--- begin Supplied data ---

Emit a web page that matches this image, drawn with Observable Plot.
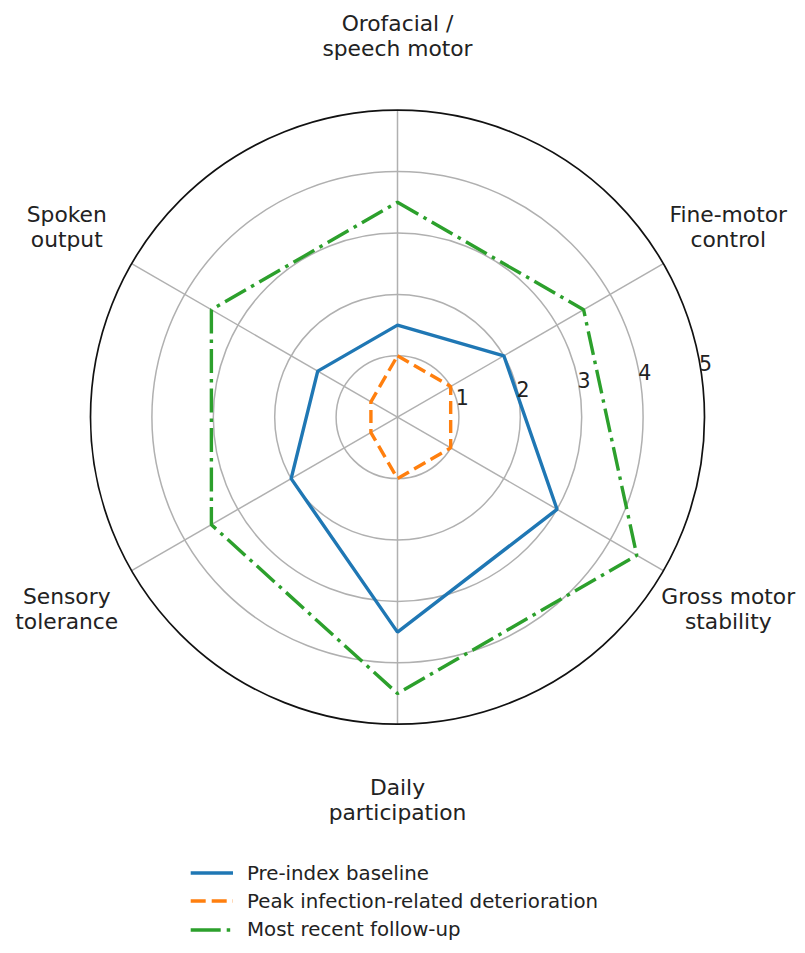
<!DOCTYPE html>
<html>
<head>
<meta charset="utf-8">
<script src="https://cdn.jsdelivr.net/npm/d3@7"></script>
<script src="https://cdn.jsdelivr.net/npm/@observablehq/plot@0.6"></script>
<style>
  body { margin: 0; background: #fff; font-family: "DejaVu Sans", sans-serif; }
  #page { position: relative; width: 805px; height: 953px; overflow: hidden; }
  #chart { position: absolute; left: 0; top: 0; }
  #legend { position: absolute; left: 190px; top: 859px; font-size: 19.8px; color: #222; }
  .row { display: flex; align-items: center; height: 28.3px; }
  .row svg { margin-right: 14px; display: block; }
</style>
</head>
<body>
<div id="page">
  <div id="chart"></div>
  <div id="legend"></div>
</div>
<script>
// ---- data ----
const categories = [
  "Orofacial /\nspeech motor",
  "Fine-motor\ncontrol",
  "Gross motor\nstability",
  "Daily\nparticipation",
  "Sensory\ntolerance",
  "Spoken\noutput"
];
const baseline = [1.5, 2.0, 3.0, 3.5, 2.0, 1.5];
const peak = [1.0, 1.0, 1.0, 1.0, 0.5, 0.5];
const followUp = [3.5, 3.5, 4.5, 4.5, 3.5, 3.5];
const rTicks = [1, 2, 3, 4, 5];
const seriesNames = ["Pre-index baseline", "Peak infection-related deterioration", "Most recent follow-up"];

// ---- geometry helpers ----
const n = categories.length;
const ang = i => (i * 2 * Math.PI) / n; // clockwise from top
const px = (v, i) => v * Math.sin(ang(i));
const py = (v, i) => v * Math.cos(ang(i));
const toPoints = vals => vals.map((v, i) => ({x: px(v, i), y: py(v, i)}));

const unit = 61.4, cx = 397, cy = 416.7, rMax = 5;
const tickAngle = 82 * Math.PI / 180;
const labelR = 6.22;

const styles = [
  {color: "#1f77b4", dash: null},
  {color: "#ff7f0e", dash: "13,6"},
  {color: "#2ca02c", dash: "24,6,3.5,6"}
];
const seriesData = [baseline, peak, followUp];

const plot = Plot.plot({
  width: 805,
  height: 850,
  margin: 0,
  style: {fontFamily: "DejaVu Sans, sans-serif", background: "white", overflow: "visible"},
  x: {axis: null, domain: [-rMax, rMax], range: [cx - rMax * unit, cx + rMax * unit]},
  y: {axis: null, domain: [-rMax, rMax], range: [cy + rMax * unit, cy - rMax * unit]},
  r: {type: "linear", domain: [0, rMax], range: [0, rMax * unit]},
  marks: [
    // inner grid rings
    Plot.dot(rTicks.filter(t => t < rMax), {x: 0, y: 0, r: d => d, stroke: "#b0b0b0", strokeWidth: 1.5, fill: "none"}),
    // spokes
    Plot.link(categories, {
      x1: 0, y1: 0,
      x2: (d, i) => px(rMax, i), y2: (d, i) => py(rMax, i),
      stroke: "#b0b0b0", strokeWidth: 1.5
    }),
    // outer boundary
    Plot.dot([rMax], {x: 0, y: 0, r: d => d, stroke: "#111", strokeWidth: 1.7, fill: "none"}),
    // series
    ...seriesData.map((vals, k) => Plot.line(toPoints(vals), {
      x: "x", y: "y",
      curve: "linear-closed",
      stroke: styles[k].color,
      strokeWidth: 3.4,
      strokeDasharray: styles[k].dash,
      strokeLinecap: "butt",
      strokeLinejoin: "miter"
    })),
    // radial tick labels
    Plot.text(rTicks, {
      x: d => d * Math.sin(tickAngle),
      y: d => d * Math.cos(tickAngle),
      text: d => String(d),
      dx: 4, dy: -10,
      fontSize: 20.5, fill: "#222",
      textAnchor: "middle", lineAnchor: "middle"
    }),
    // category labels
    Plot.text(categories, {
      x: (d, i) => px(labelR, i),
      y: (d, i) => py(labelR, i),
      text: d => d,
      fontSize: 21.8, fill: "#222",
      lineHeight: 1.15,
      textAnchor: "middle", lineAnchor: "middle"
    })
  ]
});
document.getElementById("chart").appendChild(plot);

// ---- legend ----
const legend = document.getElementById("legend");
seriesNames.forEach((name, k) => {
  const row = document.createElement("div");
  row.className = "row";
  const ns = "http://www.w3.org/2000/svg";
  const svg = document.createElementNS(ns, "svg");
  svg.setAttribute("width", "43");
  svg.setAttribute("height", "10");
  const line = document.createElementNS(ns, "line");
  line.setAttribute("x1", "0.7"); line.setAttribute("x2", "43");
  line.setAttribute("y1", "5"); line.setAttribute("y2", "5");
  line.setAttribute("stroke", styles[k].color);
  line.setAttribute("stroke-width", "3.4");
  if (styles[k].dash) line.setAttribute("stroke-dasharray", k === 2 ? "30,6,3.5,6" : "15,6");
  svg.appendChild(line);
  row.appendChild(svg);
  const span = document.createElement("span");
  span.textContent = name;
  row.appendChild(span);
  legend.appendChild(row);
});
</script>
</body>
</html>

--- end Supplied data ---

-- Exercise requirements --
Restate exactly, please, only the lines between the start of the data and the line containing "const seriesData = [baseline, peak, followUp];", both ends included, skipping the pictures.

-- Result --
Emit a web page that matches this image, drawn with Observable Plot.
<!DOCTYPE html>
<html>
<head>
<meta charset="utf-8">
<script src="https://cdn.jsdelivr.net/npm/d3@7"></script>
<script src="https://cdn.jsdelivr.net/npm/@observablehq/plot@0.6"></script>
<style>
  body { margin: 0; background: #fff; font-family: "DejaVu Sans", sans-serif; }
  #page { position: relative; width: 805px; height: 953px; overflow: hidden; }
  #chart { position: absolute; left: 0; top: 0; }
  #legend { position: absolute; left: 190px; top: 859px; font-size: 19.8px; color: #222; }
  .row { display: flex; align-items: center; height: 28.3px; }
  .row svg { margin-right: 14px; display: block; }
</style>
</head>
<body>
<div id="page">
  <div id="chart"></div>
  <div id="legend"></div>
</div>
<script>
// ---- data ----
const categories = [
  "Orofacial /\nspeech motor",
  "Fine-motor\ncontrol",
  "Gross motor\nstability",
  "Daily\nparticipation",
  "Sensory\ntolerance",
  "Spoken\noutput"
];
const baseline = [1.5, 2.0, 3.0, 3.5, 2.0, 1.5];
const peak = [1.0, 1.0, 1.0, 1.0, 0.5, 0.5];
const followUp = [3.5, 3.5, 4.5, 4.5, 3.5, 3.5];
const rTicks = [1, 2, 3, 4, 5];
const seriesNames = ["Pre-index baseline", "Peak infection-related deterioration", "Most recent follow-up"];

// ---- geometry helpers ----
const n = categories.length;
const ang = i => (i * 2 * Math.PI) / n; // clockwise from top
const px = (v, i) => v * Math.sin(ang(i));
const py = (v, i) => v * Math.cos(ang(i));
const toPoints = vals => vals.map((v, i) => ({x: px(v, i), y: py(v, i)}));

const unit = 61.4, cx = 397, cy = 416.7, rMax = 5;
const tickAngle = 82 * Math.PI / 180;
const labelR = 6.22;

const styles = [
  {color: "#1f77b4", dash: null},
  {color: "#ff7f0e", dash: "13,6"},
  {color: "#2ca02c", dash: "24,6,3.5,6"}
];
const seriesData = [baseline, peak, followUp];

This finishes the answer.